PA: “We recorded it ourselves, because all the old records we did, I recorded and mixed and did all the work on those ones. Which was great, because it  suited our DIY approach. But for this one, for the majority of the album that was like, ‘We can’t carry that weight ourselves, we’ve got to get it done properly in a proper space’. 

WF: “But also, we wanted the album to be more of a statement. The seven inches captured a time, snapshots, an ethos. We still are very into the DIY approach. We put on our own shows, we book our own tours. I know that a lot of bands in general do [that] these days. It was nice to be able to record ourselves, but when it came to making an album, it’s more of a statement.” 

PA: “And I didn’t want all the stress of having to actually do all the work. But it was nice when Will came in with Kissing Through Curtains because he had a specific idea for the sound. And the thing I like doing is when I have a proper little challenge, like, ‘Oh, how do we make it sound a particular way’. Although I don’t play on that one, it was fun having a little bit of engineering to do.” 

WF: “We wanted that one to sound a bit more lo-fi, like the idea would kind of be after the end of the last song on the record, that finishes in a very definitive way, and now it’s like someone’s left a tape playing and it’s this funny little acoustic rough demo at the end.”

S13: It’s definitely the outlier on the album.

PA: “It’s kind of a new groove type thing, isn’t it? Because Hatches has long been our gig closer. We knew right from the start of making this album that it was going to end with Hatches. And it does, but then you get the bonus of Kissing Through Curtains, as well.” 

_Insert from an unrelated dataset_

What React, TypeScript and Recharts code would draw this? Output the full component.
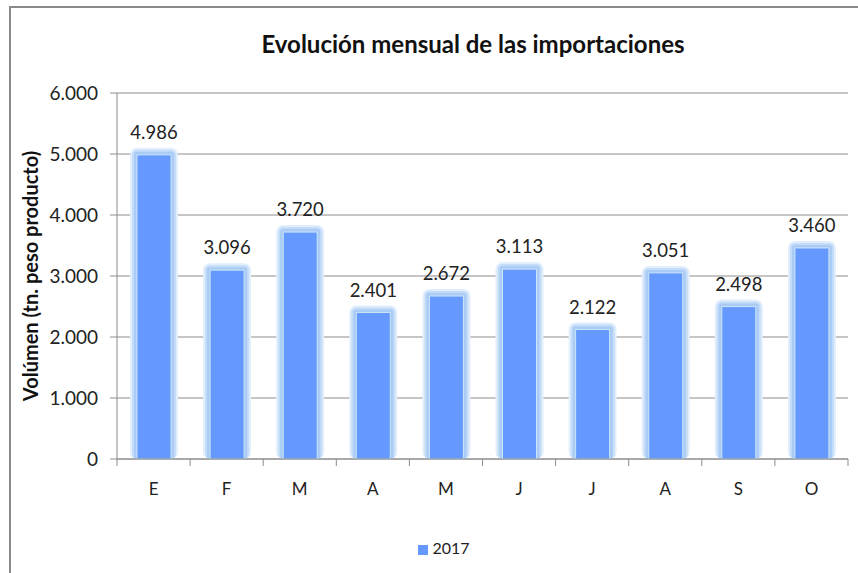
import React from 'react';
import { BarChart, Bar, XAxis, YAxis, CartesianGrid, Legend, LabelList } from 'recharts';

const months = ['E', 'F', 'M', 'A', 'M', 'J', 'J', 'A', 'S', 'O'];
const volumes2017 = [4986, 3096, 3720, 2401, 2672, 3113, 2122, 3051, 2498, 3460];
const yTicks = [0, 1000, 2000, 3000, 4000, 5000, 6000];

const W = 858;
const H = 573;
const PLOT_LEFT = 117;
const PLOT_RIGHT = 10;
const BAND = (W - PLOT_LEFT - PLOT_RIGHT) / months.length;

const data = months.map((m, i) => ({ key: `${m}${i}`, month: m, v2017: volumes2017[i] }));

const fmt = (v: number) => v.toLocaleString('de-DE');

const FONT = 'Lato, "Open Sans", sans-serif';
const GRID = '#8c8c8c';

const GlowBar = (props: any) => {
  const { x, y, width, height, fill } = props;
  if (!height || height <= 0) return null;
  return (
    <g>
      <rect x={x - 7} y={y - 7} width={width + 14} height={height + 7} rx={7} fill="#e1eefc" />
      <rect x={x - 5} y={y - 5} width={width + 10} height={height + 5} rx={5} fill="#c4dcf8" />
      <rect x={x - 3} y={y - 3} width={width + 6} height={height + 3} rx={3} fill="#a9cbf5" />
      <rect x={x} y={y} width={width} height={height} fill={fill} stroke="#c9e6f6" strokeWidth={1} />
    </g>
  );
};

const MonthTick = (props: any) => {
  const { x, y, payload, index } = props;
  const last = index === months.length - 1;
  return (
    <g>
      <line x1={x - BAND / 2} y1={y} x2={x - BAND / 2} y2={y + 7} stroke={GRID} />
      {last && <line x1={x + BAND / 2} y1={y} x2={x + BAND / 2} y2={y + 7} stroke={GRID} />}
      <text x={x} y={y + 36} textAnchor="middle" fontSize={17} fontFamily={FONT} fill="#222">
        {months[index] ?? payload.value}
      </text>
    </g>
  );
};

const YLabel = (props: any) => {
  const { viewBox } = props;
  const cx = 30;
  const cy = viewBox.y + viewBox.height / 2;
  return (
    <text
      x={cx}
      y={cy}
      transform={`rotate(-90, ${cx}, ${cy})`}
      textAnchor="middle"
      dominantBaseline="central"
      fontSize={20}
      fontWeight={700}
      fontFamily={FONT}
      fill="#111"
    >
      Volúmen (tn. peso producto)
    </text>
  );
};

export default function App() {
  return (
    <div style={{ position: 'absolute', left: 0, top: 0, width: W, height: H, background: '#fff', overflow: 'hidden' }}>
      <div
        style={{
          position: 'absolute',
          left: 9,
          top: 6,
          width: W + 20,
          height: H + 20,
          borderLeft: '2px solid #8a8a8a',
          borderTop: '2px solid #8a8a8a',
        }}
      />
      <div
        style={{
          position: 'absolute',
          left: 0,
          top: 29,
          width: 946,
          textAlign: 'center',
          fontFamily: FONT,
          fontWeight: 700,
          fontSize: 24,
          color: '#111',
        }}
      >
        Evolución mensual de las importaciones
      </div>
      <div style={{ position: 'absolute', left: 0, top: 0 }}>
        <BarChart
          width={W}
          height={H}
          data={data}
          margin={{ top: 93, right: PLOT_RIGHT, left: 0, bottom: 16 }}
          barSize={34}
        >
          <CartesianGrid vertical={false} stroke={GRID} strokeWidth={1} />
          <XAxis
            dataKey="key"
            axisLine={{ stroke: GRID }}
            tickLine={false}
            tickSize={0}
            tickMargin={0}
            height={79}
            interval={0}
            tick={<MonthTick />}
          />
          <YAxis
            width={PLOT_LEFT}
            domain={[0, 6000]}
            ticks={yTicks}
            interval={0}
            tickFormatter={fmt}
            axisLine={{ stroke: GRID }}
            tickLine={{ stroke: GRID }}
            tickSize={7}
            tickMargin={12}
            tick={{ fontSize: 19, fontFamily: FONT, fill: '#222' }}
            label={<YLabel />}
          />
          <Legend
            verticalAlign="bottom"
            iconType="square"
            iconSize={10}
            wrapperStyle={{ fontFamily: FONT, fontSize: 16, left: 25 }}
            formatter={(value: string) => <span style={{ color: '#222' }}>{value}</span>}
          />
          <Bar dataKey="v2017" name="2017" fill="#6699ff" shape={<GlowBar />} isAnimationActive={false}>
            <LabelList
              dataKey="v2017"
              position="top"
              offset={16}
              formatter={(v: any) => fmt(Number(v))}
              style={{ fontSize: 18.5, fontFamily: FONT, fill: '#222' }}
            />
          </Bar>
        </BarChart>
      </div>
    </div>
  );
}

WF: “I was thinking about things like Guided By Voices and even You’re So Great by Blur. Also I love ’80s acoustic album codas like Here Comes a Regular by The Replacements, or Rock ‘n’ Roll Ghost. I liked the idea of having that, but maybe not so grand, maybe like more of a forgotten demo at the end.” 

PA: “Like a hauntology feel to it, you come from something as big as Hatches and then it’s a bit like the radio was suddenly tuned into something you weren’t expecting, which I quite like.” 

WF: “Yeah. Like when you taped albums off mates years ago, where you taped over something else, so the album finishes and suddenly another song starts.” 

S13: Going back to the production side of things, with you being from Liverpool, I guess you’d be long associates with Stephen Cole?

WF: “Yeah. I’ve known him for, must be pushing 20 years. He is absolutely bonkers and thoroughly lovely. I think one of the key things for us in working with him partly was the fact that I was friendly with him, but also the fact that he’s got that wealth of knowledge about recording so many sounds within a.P.A.t.T. he would be able to adapt that to us. We gave him a loose framework for the sort of records we like and how we wanted to sound. It does sound like that, but it also sounds like something he’s made.” 

PA: “Yeah. He is bonkers, though. And lovely. He’s brilliant. He buys donuts, too!” 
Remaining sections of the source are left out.